Data from the latest IHS Markit/CIPS UK manufacturing Purchasing Managers’ Index (PMI) shows the rate of expansion remained fell in July, with the rate decreasing slightly from 54.3 in June to 54 in July. The decrease comes off the back of slower rates of expansion in both output and new orders.
The PMI is well below the highs seen at the start of the year, however the index remains comfortably above its long-run average of 51.8.
Rob Dobson, Director at IHS Markit, which compiles the survey said “UK manufacturing started the third quarter on a softer footing, with rates of expansion in output and new orders losing steam. The upturn in the sector has eased noticeably since the back-end of 2017, meaning that manufacturing has failed to provide any meaningful boost to headline GDP growth through the year-so-far.”
Looking at Europe, The International Monetary Fund (IMF) published a report in July stating that the European Union will suffer long-term damage equivalent to about 1.5% of annual economic output by 2030 if Britain leaves the bloc without a free trade deal next year. This would amount to lost economic output of around $250 billion and cost in excess of a million jobs through the EU.
The report goes on to say that the damage for the UK would be much higher, amounting to almost 4% of GDP. Those countries with close ties to Britain, such as Ireland, Belgium and The Netherlands would also suffer disproportionately as a result of “cross-country heterogeneous”.
Turning to the US, the economy grew at an annualised rate of 4.1% in the second quarter of 2018, the fastest pace in almost four years. The gains were driven by strong consumer spending and a surge in exports as firms rushed to beat new trade tariffs.
President Trump described the growth as “amazing”, claiming it as proof that his policies are working. The US President has set a minimum target of 3% growth in 2018 but this could be threatened by trade tariff tensions.
Chief economist at PNC bank, Gus Faucher, commented “If the US and its partners do implement substantial tariffs and other trade barriers, US economic growth is likely to be much weaker than this baseline forecast.”
In China, the world’s second largest economy reportedly grew by 6.7% in the second quarter of 2018, down slightly from the 6.8% reported for the first quarter, and the slowest level of growth for two years.
The official figures suggest that China is still on track to meet Beijing’s official annual growth target of 6.5%, although the growing trade tensions with the US may dampen growth. Analysts have previously forecast that trade tensions could shave up to 0.5% off Chinese economic growth this year, depending on the intensity of tariffs.

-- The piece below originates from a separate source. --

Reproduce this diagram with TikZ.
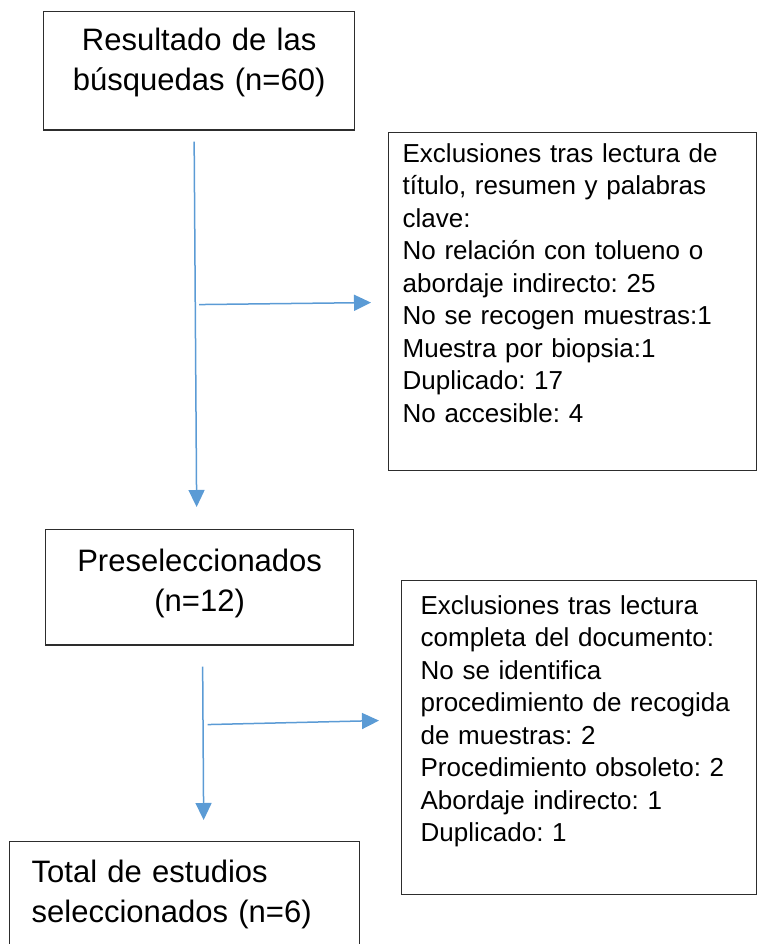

Meanwhile in Japan, the government has forecast that the Japanese economy will grow 2.8% in nominal terms and 1.5% in inflation adjusted terms in the fiscal year starting in April 2019. They put the growth down to exports, domestic private consumption and capital spending expected to offset the hit from a planned sales tax hike.
The figures released from the government are more aggressive than those of market economists who see the economy growing just 0.8% in real terms and 1.8% in nominal terms, reflecting the impact from a planned sales tax increase in October 2019.
Yoshimasa Maruyama, chief market economist at SMBC Nikko Securities, said “The government’s projections seem to underestimate uncertainty over the global economy and domestic labour shortages.”
Looking at global growth, the IMF has released its World Economic Outlook forecast which takes into account the trade tensions caused by President Trump’s imposed and planned tariffs. Although the new tariffs represent just a small portion of global trade for now, the IMF warn that if the measures escalate they could shave 0.5% of global growth by 2020.
The IMF’s economic counsellor Maury Obstfeld said “The risk that current trade tensions escalate further—with adverse effects on confidence, asset prices, and investment—is the greatest near-term threat to global growth.”
Returning to the UK, average house prices rose by 0.5% from in June, and prices have risen by 2% in the past year, the slowest pace in five years, according to data released by Nationwide.
Nationwide economist Robert Gardner said “There are few signs of an imminent change. Surveyors continue to report subdued levels of new buyer enquiries, while the supply of properties on the market remains more of a trickle than a torrent.”
Rival mortgage lender, Halifax, reported similar levels of house price growth with a 0.3% increase for June and annual house price growth at 1.8%.
The benchmark 10 year UK Gilt yield ended July at 1.35%, a small increase from 1.28% at the end of June.
£1 currently buys $1.3111 or €1.1218. The Forex Gold Index is $1,220.95/oz and the Silver Index is $15.47/oz. Brent Crude Oil Spot is currently $73.45/barrel.